Exercise objective → Leave out the pictures and copy the remaining records exactly.

Input for this task →
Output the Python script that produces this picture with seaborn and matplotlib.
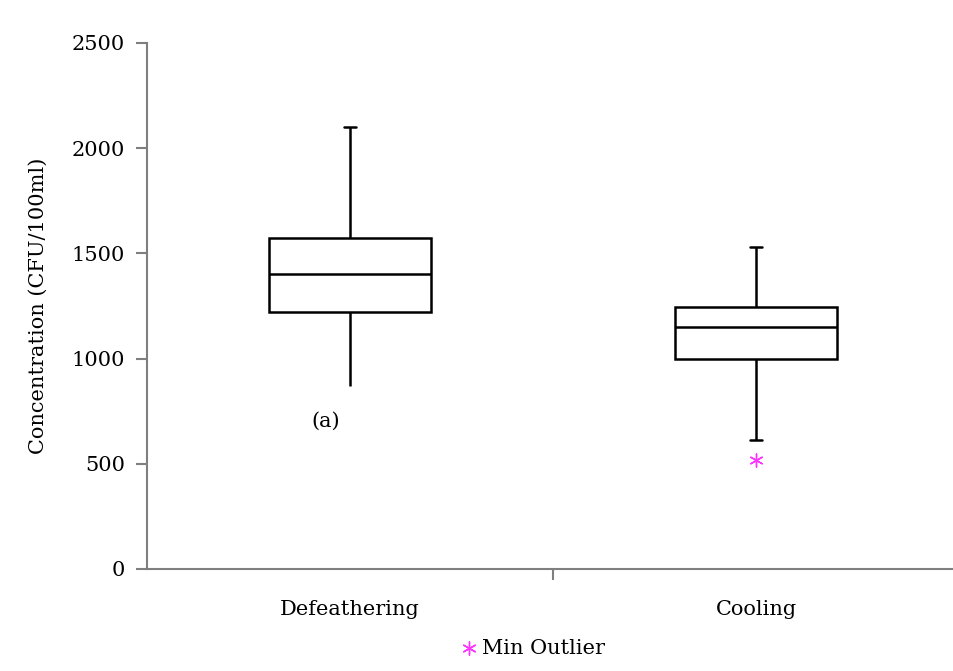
import numpy as np
import pandas as pd
import matplotlib
matplotlib.use("Agg")
import matplotlib.pyplot as plt
import seaborn as sns

# Box summary: min, Q1, median, Q3, max
stages = ["Defeathering", "Cooling"]
defeathering_vals = [870, 1220, 1400, 1575, 2100]
cooling_vals = [613, 1000, 1150, 1245, 1530]
outlier_stage = ["Cooling"]
outlier_vals = [518]
y_ticks = [0, 500, 1000, 1500, 2000, 2500]

df = pd.DataFrame({
    "Stage": [stages[0]] * len(defeathering_vals) + [stages[1]] * len(cooling_vals),
    "Concentration": defeathering_vals + cooling_vals,
})
out_df = pd.DataFrame({"Stage": outlier_stage, "Concentration": outlier_vals})

sns.set_style("white")
plt.rcParams["font.family"] = ["DejaVu Serif"]
plt.rcParams["text.color"] = "black"
plt.rcParams["axes.labelcolor"] = "black"
plt.rcParams["xtick.color"] = "black"
plt.rcParams["ytick.color"] = "black"

fig = plt.figure(figsize=(9.54, 6.71), dpi=100)
ax = fig.add_axes([147 / 954, 1 - 569 / 671, (954 - 147) / 954, 526 / 671])

sns.boxplot(
    data=df,
    x="Stage",
    y="Concentration",
    order=stages,
    whis=np.inf,
    width=0.4,
    color="white",
    linecolor="black",
    linewidth=1.8,
    fill=True,
    ax=ax,
)
for patch in ax.patches:
    patch.set_edgecolor("black")
    patch.set_facecolor("white")

# short caps; the lower whisker of Defeathering has no cap in the original
cap_half = 0.014
for ln in ax.lines:
    yd = np.asarray(ln.get_ydata(), dtype=float)
    xd = np.asarray(ln.get_xdata(), dtype=float)
    if len(yd) == 2 and yd[0] == yd[1] and xd[0] != xd[1]:
        mid = xd.mean()
        idx = int(round(mid))
        vals = defeathering_vals if idx == 0 else cooling_vals
        if yd[0] in (vals[0], vals[-1]):
            ln.set_xdata([mid - cap_half, mid + cap_half])
            if idx == 0 and yd[0] == vals[0]:
                ln.set_visible(False)

ax.scatter(
    [stages.index(s) for s in out_df["Stage"]],
    out_df["Concentration"],
    marker=(6, 2, 0),
    s=90,
    color="#ff33ff",
    linewidths=1.0,
    zorder=5,
    label="Min Outlier",
)

ax.text(-0.06, 700, "(a)", fontsize=15, ha="center", va="center")

ax.set_xlim(-0.5, -0.5 + 807 / 406)
ax.set_ylim(0, 2500)
ax.set_yticks(y_ticks)
ax.set_xlabel("")
ax.set_ylabel("Concentration (CFU/100ml)", fontsize=15, labelpad=17)

for side in ["top", "right"]:
    ax.spines[side].set_visible(False)
for side in ["left", "bottom"]:
    ax.spines[side].set_color("#7f7f7f")
    ax.spines[side].set_linewidth(1.5)

ax.tick_params(axis="y", direction="out", length=8, width=1.5, color="#7f7f7f",
               labelsize=15, pad=8, left=True)
ax.tick_params(axis="x", which="major", length=0, labelsize=15, pad=22)
ax.set_xticks([0.5], minor=True)
ax.tick_params(axis="x", which="minor", direction="out", length=8, width=1.5,
               color="#7f7f7f", bottom=True)

handles, labels = ax.get_legend_handles_labels()
fig.legend(handles, labels, loc="center", bbox_to_anchor=(532 / 954, 1 - 648 / 671),
           frameon=False, fontsize=15, handletextpad=0.1, handlelength=1.0)

fig.savefig("out.png", dpi=100, facecolor="white")
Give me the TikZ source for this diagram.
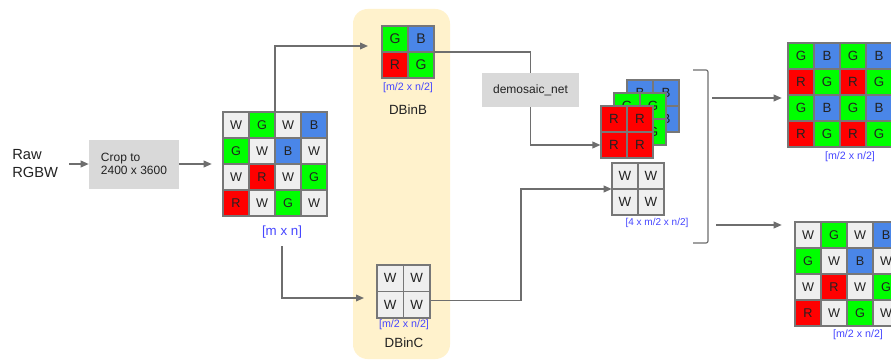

Expected output →
Output the Python script that produces this picture with seaborn and matplotlib.
import numpy as np
import pandas as pd
import matplotlib
matplotlib.use("Agg")
import matplotlib.pyplot as plt
import seaborn as sns

# Box summary: min, Q1, median, Q3, max
stages = ["Defeathering", "Cooling"]
defeathering_vals = [870, 1220, 1400, 1575, 2100]
cooling_vals = [613, 1000, 1150, 1245, 1530]
outlier_stage = ["Cooling"]
outlier_vals = [518]
y_ticks = [0, 500, 1000, 1500, 2000, 2500]

df = pd.DataFrame({
    "Stage": [stages[0]] * len(defeathering_vals) + [stages[1]] * len(cooling_vals),
    "Concentration": defeathering_vals + cooling_vals,
})
out_df = pd.DataFrame({"Stage": outlier_stage, "Concentration": outlier_vals})

sns.set_style("white")
plt.rcParams["font.family"] = ["DejaVu Serif"]
plt.rcParams["text.color"] = "black"
plt.rcParams["axes.labelcolor"] = "black"
plt.rcParams["xtick.color"] = "black"
plt.rcParams["ytick.color"] = "black"

fig = plt.figure(figsize=(9.54, 6.71), dpi=100)
ax = fig.add_axes([147 / 954, 1 - 569 / 671, (954 - 147) / 954, 526 / 671])

sns.boxplot(
    data=df,
    x="Stage",
    y="Concentration",
    order=stages,
    whis=np.inf,
    width=0.4,
    color="white",
    linecolor="black",
    linewidth=1.8,
    fill=True,
    ax=ax,
)
for patch in ax.patches:
    patch.set_edgecolor("black")
    patch.set_facecolor("white")

# short caps; the lower whisker of Defeathering has no cap in the original
cap_half = 0.014
for ln in ax.lines:
    yd = np.asarray(ln.get_ydata(), dtype=float)
    xd = np.asarray(ln.get_xdata(), dtype=float)
    if len(yd) == 2 and yd[0] == yd[1] and xd[0] != xd[1]:
        mid = xd.mean()
        idx = int(round(mid))
        vals = defeathering_vals if idx == 0 else cooling_vals
        if yd[0] in (vals[0], vals[-1]):
            ln.set_xdata([mid - cap_half, mid + cap_half])
            if idx == 0 and yd[0] == vals[0]:
                ln.set_visible(False)

ax.scatter(
    [stages.index(s) for s in out_df["Stage"]],
    out_df["Concentration"],
    marker=(6, 2, 0),
    s=90,
    color="#ff33ff",
    linewidths=1.0,
    zorder=5,
    label="Min Outlier",
)

ax.text(-0.06, 700, "(a)", fontsize=15, ha="center", va="center")

ax.set_xlim(-0.5, -0.5 + 807 / 406)
ax.set_ylim(0, 2500)
ax.set_yticks(y_ticks)
ax.set_xlabel("")
ax.set_ylabel("Concentration (CFU/100ml)", fontsize=15, labelpad=17)

for side in ["top", "right"]:
    ax.spines[side].set_visible(False)
for side in ["left", "bottom"]:
    ax.spines[side].set_color("#7f7f7f")
    ax.spines[side].set_linewidth(1.5)

ax.tick_params(axis="y", direction="out", length=8, width=1.5, color="#7f7f7f",
               labelsize=15, pad=8, left=True)
ax.tick_params(axis="x", which="major", length=0, labelsize=15, pad=22)
ax.set_xticks([0.5], minor=True)
ax.tick_params(axis="x", which="minor", direction="out", length=8, width=1.5,
               color="#7f7f7f", bottom=True)

handles, labels = ax.get_legend_handles_labels()
fig.legend(handles, labels, loc="center", bbox_to_anchor=(532 / 954, 1 - 648 / 671),
           frameon=False, fontsize=15, handletextpad=0.1, handlelength=1.0)

fig.savefig("out.png", dpi=100, facecolor="white")
Give me the TikZ source for this diagram.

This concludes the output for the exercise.